A Palm Tree Named Gloria Is the Focal Point of Mara Hoffman’s New Store
Here’s how to bring the designer’s comfort-first ethos home.
Published Feb 5, 2022 10:42 AM
We may earn revenue from the products available on this page and participate in affiliate programs.
Fashion designer Mara Hoffman’s first visit to the SoHo storefront ended with a hard no. “It was a gut feeling; it wasn’t the right environment,” she remembers. Then she revisited the brick-and-mortar three years later. This time she left with a signed lease. “There was something about the light,” Hoffman says with a laugh.
While it may not seem like ideal timing for a shop opening, what with the midwinter Omicron spike, Hoffman insists that a sense of community is needed now more than ever. For the design of her new stomping grounds, she partnered with Lisha Bai, founder of Studio Archive Project, an art gallery also focused on connection. “Mara’s process is layered and guided by creative instinct, much like furnishing a home,” says Bai. We discovered how the space informs the decor and vice versa—starting with Gloria, the giant palm tree that greets you at the front door.
“Gloria is my biggest stressor,” Hoffman jokes. “Even more so than trying to design the next collection.” Because the humidity-loving species is placed in front of the door, the windy, crisp New York City weather has been a constant battle. When the store is closed, Hoffman cranks the heat to offer a little overnight help.
She has always been drawn to flora, picking plants off of garbage piles on the curb just as frequently as she buys them in the city’s Flower District.
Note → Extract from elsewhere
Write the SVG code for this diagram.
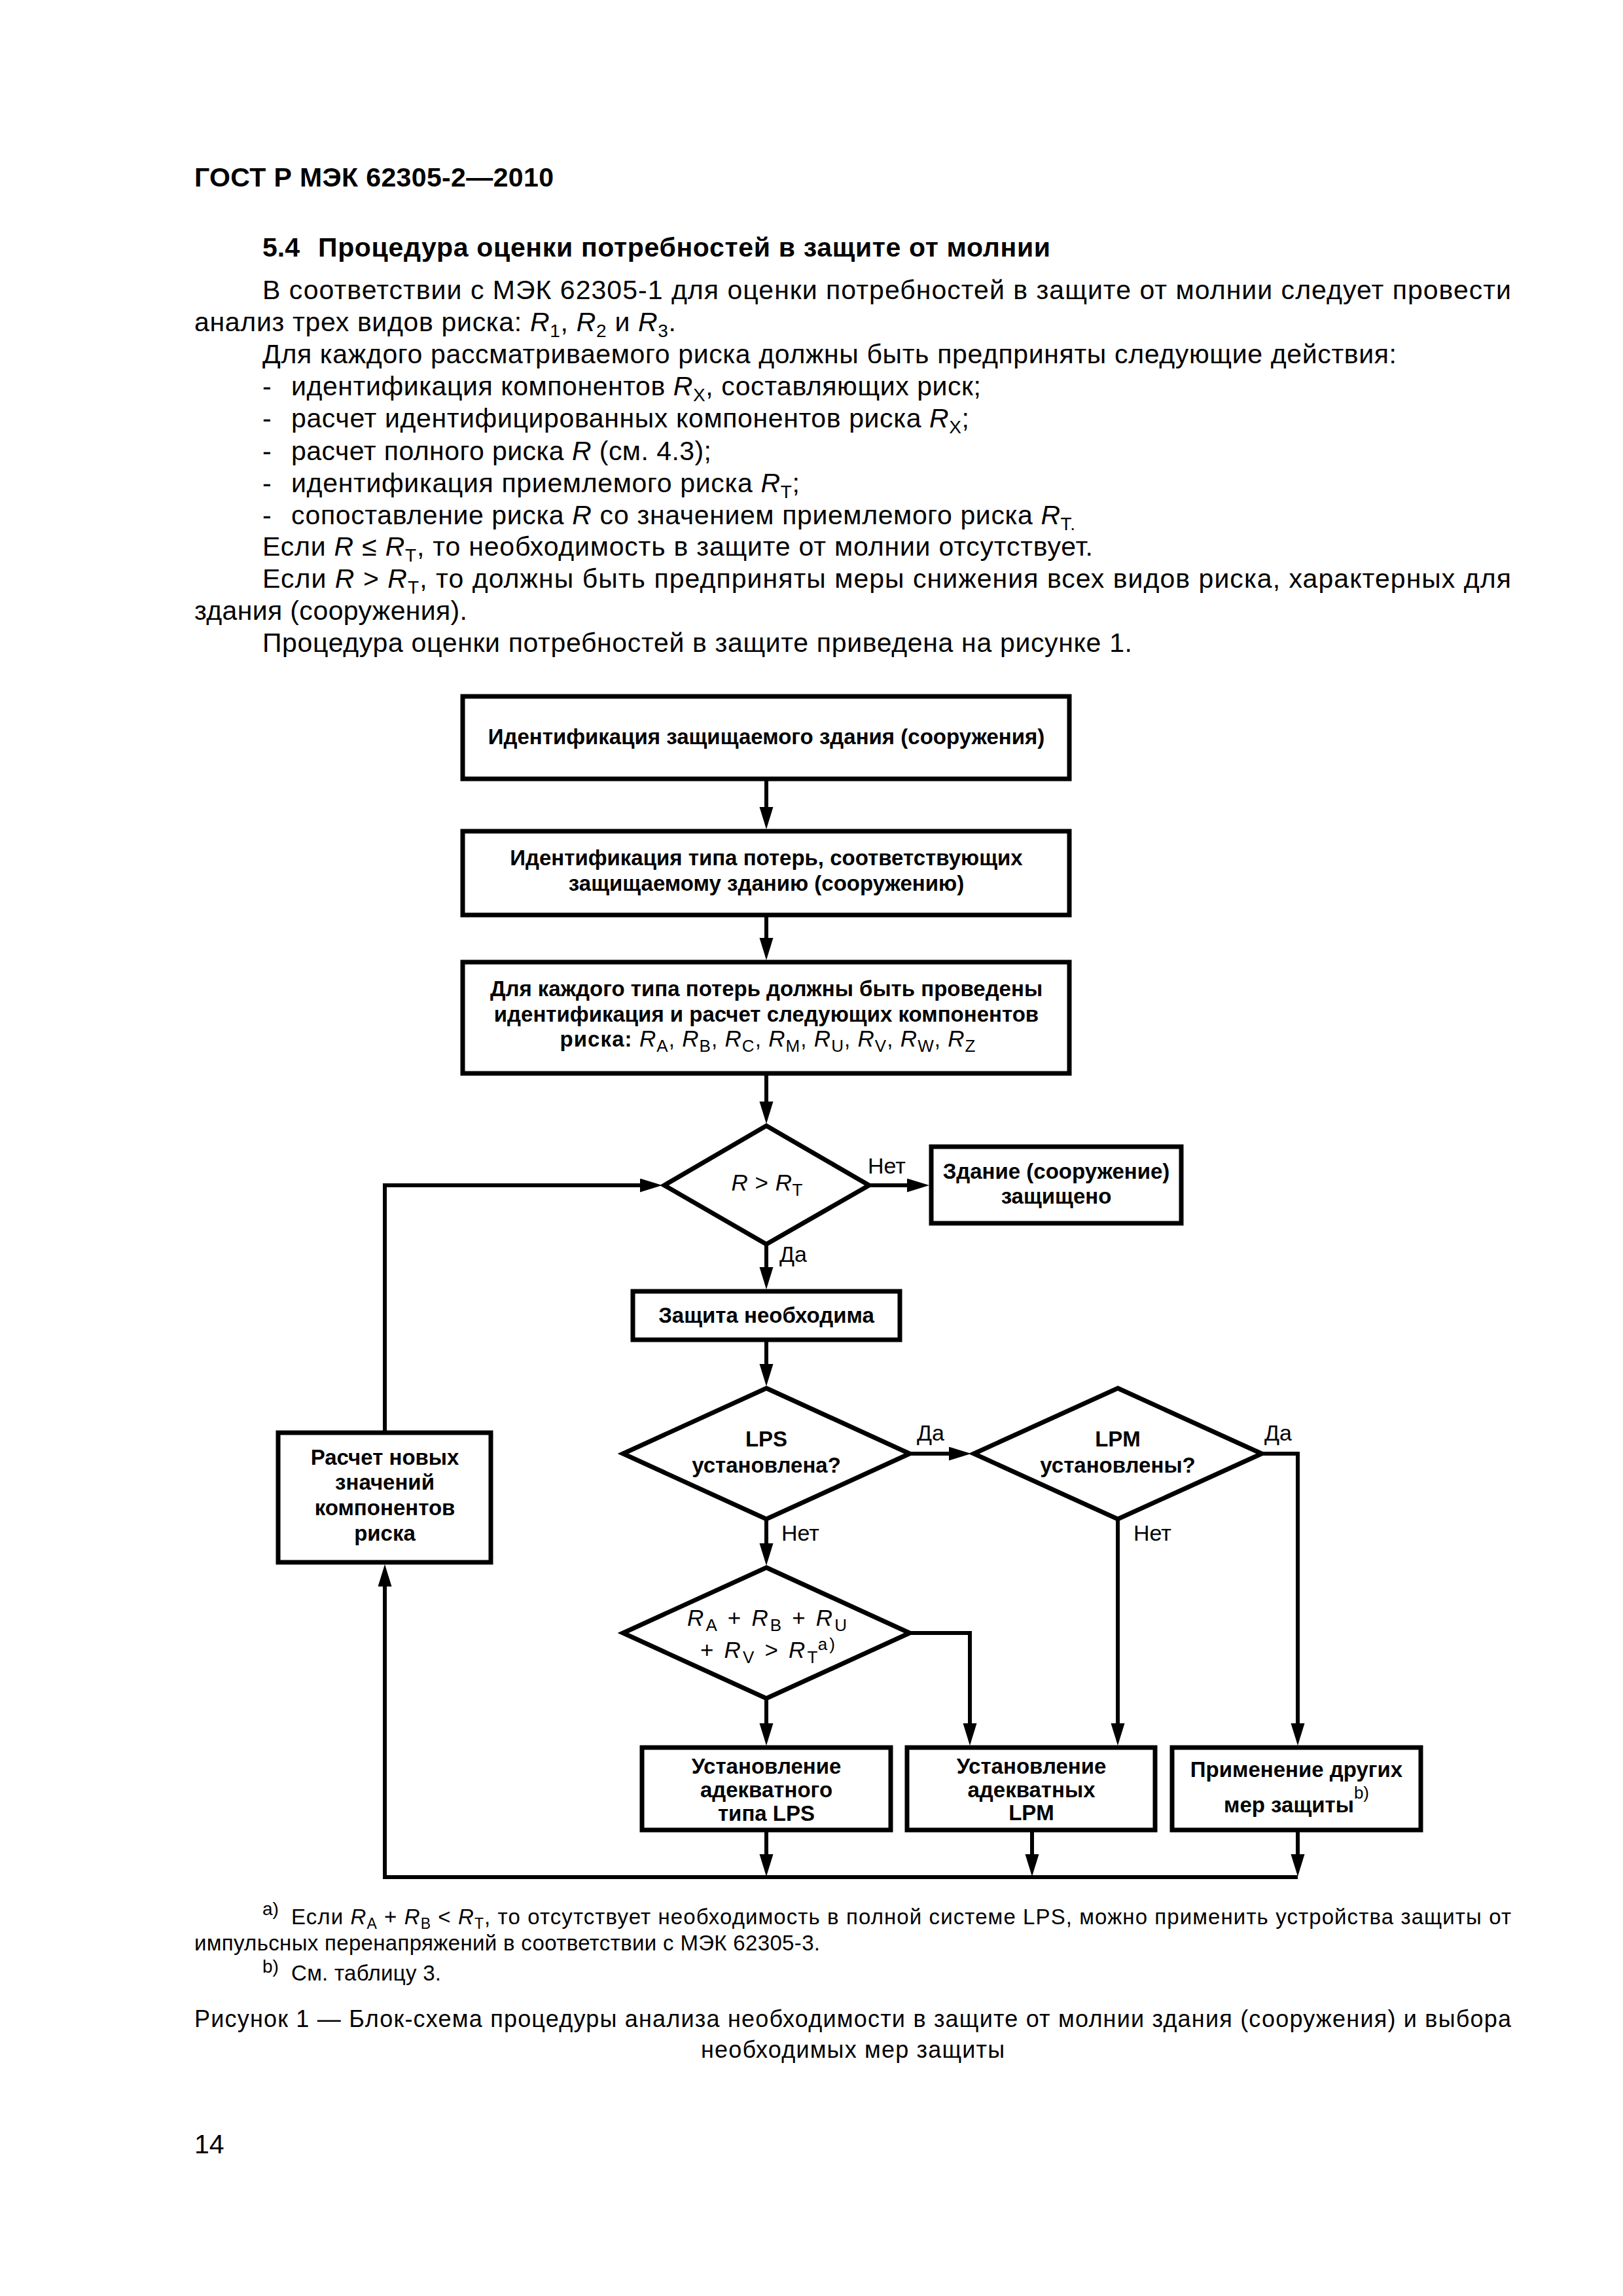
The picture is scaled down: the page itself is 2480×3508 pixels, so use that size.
<svg xmlns="http://www.w3.org/2000/svg" width="2480" height="3508" viewBox="0 0 2480 3508">
<defs>
<style>
.t{font-family:"Liberation Sans",Arial,"DejaVu Sans",sans-serif;fill:#000}
.body{font-size:41px}
.cap{font-size:36px}
.fn{font-size:33px}
.sup{font-size:28px}
.b{font-weight:bold}
.box{fill:#fff;stroke:#000;stroke-width:7}
.dia{fill:#fff;stroke:#000;stroke-width:7;stroke-linejoin:miter}
.lbl{font-size:33px;font-weight:bold;text-anchor:middle}
.f{font-size:35px;font-weight:normal;text-anchor:middle}
.yn{font-size:34px}
.conn{stroke:#000;stroke-width:6;fill:none}
.i{font-style:italic;font-weight:normal}
.n{font-weight:normal}
</style>
<marker id="ah" markerUnits="userSpaceOnUse" markerWidth="36" markerHeight="22" refX="9" refY="10.5" orient="auto">
<path d="M0,0 L34,10.5 L0,21 Z" fill="#000"/>
</marker>
</defs>
<rect x="0" y="0" width="2480" height="3508" fill="#fff"/>

<!-- Page text -->
<g id="page-text" class="t">
<text class="body b" x="297" y="285" textLength="549" lengthAdjust="spacing">ГОСТ Р МЭК 62305-2—2010</text>
<text class="body b" x="401" y="392">5.4</text>
<text class="body b" x="486" y="392" textLength="1119" lengthAdjust="spacing">Процедура оценки потребностей в защите от молнии</text>
<text class="body" x="401" y="457" textLength="1908" lengthAdjust="spacing">В соответствии с МЭК 62305-1 для оценки потребностей в защите от молнии следует провести</text>
<text class="body" x="297" y="506" textLength="736" lengthAdjust="spacing">анализ трех видов риска: <tspan class="i">R</tspan><tspan font-size="28" dy="9">1</tspan><tspan dy="-9">, </tspan><tspan class="i">R</tspan><tspan font-size="28" dy="9">2</tspan><tspan dy="-9"> и </tspan><tspan class="i">R</tspan><tspan font-size="28" dy="9">3</tspan><tspan dy="-9">.</tspan></text>
<text class="body" x="401" y="555" textLength="1733" lengthAdjust="spacing">Для каждого рассматриваемого риска должны быть предприняты следующие действия:</text>
<text class="body" x="401" y="604">-</text>
<text class="body" x="445" y="604" textLength="1054" lengthAdjust="spacing">идентификация компонентов <tspan class="i">R</tspan><tspan font-size="28" dy="9">X</tspan><tspan dy="-9">, составляющих риск;</tspan></text>
<text class="body" x="401" y="653">-</text>
<text class="body" x="445" y="653" textLength="1036" lengthAdjust="spacing">расчет идентифицированных компонентов риска <tspan class="i">R</tspan><tspan font-size="28" dy="9">X</tspan><tspan dy="-9">;</tspan></text>
<text class="body" x="401" y="703">-</text>
<text class="body" x="445" y="703" textLength="642" lengthAdjust="spacing">расчет полного риска <tspan class="i">R</tspan> (см. 4.3);</text>
<text class="body" x="401" y="752">-</text>
<text class="body" x="445" y="752" textLength="777" lengthAdjust="spacing">идентификация приемлемого риска <tspan class="i">R</tspan><tspan font-size="28" dy="9">T</tspan><tspan dy="-9">;</tspan></text>
<text class="body" x="401" y="801">-</text>
<text class="body" x="445" y="801" textLength="1198" lengthAdjust="spacing">сопоставление риска <tspan class="i">R</tspan> со значением приемлемого риска <tspan class="i">R</tspan><tspan font-size="28" dy="9">T.</tspan></text>
<text class="body" x="401" y="849" textLength="1269" lengthAdjust="spacing">Если <tspan class="i">R</tspan> ≤ <tspan class="i">R</tspan><tspan font-size="28" dy="9">T</tspan><tspan dy="-9">, то необходимость в защите от молнии отсутствует.</tspan></text>
<text class="body" x="401" y="898" textLength="1908" lengthAdjust="spacing">Если <tspan class="i">R</tspan> &gt; <tspan class="i">R</tspan><tspan font-size="28" dy="9">T</tspan><tspan dy="-9">, то должны быть предприняты меры снижения всех видов риска, характерных для</tspan></text>
<text class="body" x="297" y="947" textLength="417" lengthAdjust="spacing">здания (сооружения).</text>
<text class="body" x="401" y="996" textLength="1329" lengthAdjust="spacing">Процедура оценки потребностей в защите приведена на рисунке 1.</text>

<text class="sup" x="401" y="2926">a)</text>
<text class="fn" x="445" y="2940" textLength="1864" lengthAdjust="spacing">Если <tspan class="i">R</tspan><tspan font-size="23" dy="7">A</tspan><tspan dy="-7"> + </tspan><tspan class="i">R</tspan><tspan font-size="23" dy="7">B</tspan><tspan dy="-7"> &lt; </tspan><tspan class="i">R</tspan><tspan font-size="23" dy="7">T</tspan><tspan dy="-7">, то отсутствует необходимость в полной системе LPS, можно применить устройства защиты от</tspan></text>
<text class="fn" x="297" y="2980" textLength="956" lengthAdjust="spacing">импульсных перенапряжений в соответствии с МЭК 62305-3.</text>
<text class="sup" x="401" y="3014">b)</text>
<text class="fn" x="445" y="3026" textLength="229" lengthAdjust="spacing">См. таблицу 3.</text>

<text class="cap" x="297" y="3097" textLength="2012" lengthAdjust="spacing">Рисунок 1 — Блок-схема процедуры анализа необходимости в защите от молнии здания (сооружения) и выбора</text>
<text class="cap" x="1303" y="3144" text-anchor="middle" textLength="464" lengthAdjust="spacing">необходимых мер защиты</text>
<text class="body" x="297" y="3290">14</text>
</g>

<!-- Connectors -->
<g id="connectors" class="conn" marker-end="url(#ah)">
<path d="M1171,1190 V1242"/>
<path d="M1171,1398 V1442"/>
<path d="M1171,1640 V1692"/>
<path d="M1329,1811 H1395"/>
<path d="M1171,1901 V1945"/>
<path d="M1171,2047 V2093"/>
<path d="M1390,2221 H1459"/>
<path d="M1171,2321 V2367"/>
<path d="M1171,2595 V2642"/>
<path d="M1390,2495 H1482 V2642"/>
<path d="M1708,2321 V2642"/>
<path d="M1928,2221 H1983 V2642"/>
<path d="M1171,2796 V2842"/>
<path d="M1577,2796 V2842"/>
<path d="M1983,2796 V2842"/>
<path d="M1983,2868 H588 V2415"/>
<path d="M588,2189 V1811 H987"/>
</g>

<!-- Nodes -->
<g id="n-ident" class="t">
<rect class="box" x="707" y="1064" width="927" height="126"/>
<text class="lbl" x="1171" y="1137">Идентификация защищаемого здания (сооружения)</text>
</g>

<g id="n-loss" class="t">
<rect class="box" x="707" y="1270" width="927" height="128"/>
<text class="lbl" x="1171" y="1322">Идентификация типа потерь, соответствующих</text>
<text class="lbl" x="1171" y="1361">защищаемому зданию (сооружению)</text>
</g>

<g id="n-components" class="t">
<rect class="box" x="707" y="1470" width="927" height="170"/>
<text class="lbl" x="1171" y="1522">Для каждого типа потерь должны быть проведены</text>
<text class="lbl" x="1171" y="1561">идентификация и расчет следующих компонентов</text>
<text class="lbl" x="1173" y="1599" textLength="635" lengthAdjust="spacing">риска: <tspan class="i" font-size="35">R</tspan><tspan class="n" font-size="26" dy="8">A</tspan><tspan class="n" dy="-8">, </tspan><tspan class="i" font-size="35">R</tspan><tspan class="n" font-size="26" dy="8">B</tspan><tspan class="n" dy="-8">, </tspan><tspan class="i" font-size="35">R</tspan><tspan class="n" font-size="26" dy="8">C</tspan><tspan class="n" dy="-8">, </tspan><tspan class="i" font-size="35">R</tspan><tspan class="n" font-size="26" dy="8">M</tspan><tspan class="n" dy="-8">, </tspan><tspan class="i" font-size="35">R</tspan><tspan class="n" font-size="26" dy="8">U</tspan><tspan class="n" dy="-8">, </tspan><tspan class="i" font-size="35">R</tspan><tspan class="n" font-size="26" dy="8">V</tspan><tspan class="n" dy="-8">, </tspan><tspan class="i" font-size="35">R</tspan><tspan class="n" font-size="26" dy="8">W</tspan><tspan class="n" dy="-8">, </tspan><tspan class="i" font-size="35">R</tspan><tspan class="n" font-size="26" dy="8">Z</tspan></text>
</g>

<g id="d-risk" class="t">
<polygon class="dia" points="1171,1720 1328,1811 1171,1901 1015,1811"/>
<text class="f" x="1172" y="1819" textLength="109" lengthAdjust="spacing"><tspan class="i">R</tspan> &gt; <tspan class="i">R</tspan><tspan font-size="26" dy="8">T</tspan></text>
<text class="yn" x="1326" y="1793">Нет</text>
<text class="yn" x="1191" y="1928">Да</text>
</g>

<g id="n-protected" class="t">
<rect class="box" x="1423" y="1752" width="382" height="117"/>
<text class="lbl" x="1614" y="1801">Здание (сооружение)</text>
<text class="lbl" x="1614" y="1839">защищено</text>
</g>

<g id="n-needed" class="t">
<rect class="box" x="967" y="1973" width="408" height="74"/>
<text class="lbl" x="1171" y="2021">Защита необходима</text>
</g>

<g id="d-lps" class="t">
<polygon class="dia" points="1171,2121 1390,2221 1171,2321 952,2221"/>
<text class="lbl" x="1171" y="2210">LPS</text>
<text class="lbl" x="1171" y="2250">установлена?</text>
<text class="yn" x="1401" y="2201">Да</text>
<text class="yn" x="1194" y="2354">Нет</text>
</g>

<g id="d-lpm" class="t">
<polygon class="dia" points="1708,2121 1928,2221 1708,2321 1488,2221"/>
<text class="lbl" x="1708" y="2210">LPM</text>
<text class="lbl" x="1708" y="2250">установлены?</text>
<text class="yn" x="1932" y="2201">Да</text>
<text class="yn" x="1732" y="2354">Нет</text>
</g>

<g id="d-sum" class="t">
<polygon class="dia" points="1171,2395 1390,2495 1171,2595 952,2495"/>
<text class="f" x="1172" y="2484" textLength="244" lengthAdjust="spacing"><tspan class="i">R</tspan><tspan font-size="26" dy="8">A</tspan><tspan dy="-8"> + </tspan><tspan class="i">R</tspan><tspan font-size="26" dy="8">B</tspan><tspan dy="-8"> + </tspan><tspan class="i">R</tspan><tspan font-size="26" dy="8">U</tspan></text>
<text class="f" x="1173" y="2533" textLength="206" lengthAdjust="spacing">+ <tspan class="i">R</tspan><tspan font-size="26" dy="8">V</tspan><tspan dy="-8"> &gt; </tspan><tspan class="i">R</tspan><tspan font-size="26" dy="8">T</tspan><tspan font-size="26" dy="-20">a)</tspan></text>
</g>

<g id="n-recalc" class="t">
<rect class="box" x="425" y="2189" width="325" height="198"/>
<text class="lbl" x="588" y="2238">Расчет новых</text>
<text class="lbl" x="588" y="2276">значений</text>
<text class="lbl" x="588" y="2315">компонентов</text>
<text class="lbl" x="588" y="2354">риска</text>
</g>

<g id="n-set-lps" class="t">
<rect class="box" x="981" y="2670" width="380" height="126"/>
<text class="lbl" x="1171" y="2710">Установление</text>
<text class="lbl" x="1171" y="2746">адекватного</text>
<text class="lbl" x="1171" y="2782">типа LPS</text>
</g>

<g id="n-set-lpm" class="t">
<rect class="box" x="1386" y="2670" width="379" height="126"/>
<text class="lbl" x="1576" y="2710">Установление</text>
<text class="lbl" x="1576" y="2746">адекватных</text>
<text class="lbl" x="1576" y="2781">LPM</text>
</g>

<g id="n-other" class="t">
<rect class="box" x="1791" y="2670" width="380" height="126"/>
<text class="lbl" x="1981" y="2715">Применение других</text>
<text class="lbl" x="1981" y="2769">мер защиты<tspan class="n" font-size="26" dy="-21">b)</tspan></text>
</g>
</svg>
In her shop, however, the foliage curation is a bit less haphazard. “For me, it’s about scale, about creating an emotional response,” Hoffman explains. Her beloved palm is positioned to draw you inside, while the pothos and monstera leaves along the back wall highlight the architectural steps.
The Little Details
The artwork in the shop, curated by Bai, will rotate every few months. “I just love the idea that this space can be a living, breathing organism that isn’t just set up and done. It’s not like a franchise,” says Hoffman.
The first artist to be featured, ceramist Elisa Soliven, was a natural choice for both Bai and Hoffman. “Elisa’s sculptural work relates very much to the body. By referencing the hips, feet, face, and torso, her surfaces reveal the history of its making,” explains Bai, much like Hoffman’s clothing. A vase sits on the checkout counter, while another few can be found in the fitting room alcoves. The cutouts provide display spots without cluttering the already limited floor space (take note, anyone with equally restrictive square footage).
Despite Mara Hoffman being a fashion brand, the clothing didn’t dictate the store’s atmosphere as much as emotion did. Hoffman is a self-described “guttural designer”—everything she does is based on how she wants to feel. And while shopping, that feeling is engaged and comfortable—trying on a linen frock under fluorescent lights is a no go. Instead ceiling-mounted fixtures with ultra-flattering, warm-tone bulbs adorn each curtain-lined corner. (You get bonus scene-setting points if your lamps at home have a golden glow and are on a dimmer.) “At some point, your relationship with that dress will end,” Hoffman explains. “But the experience of a new environment, that will stay with you.”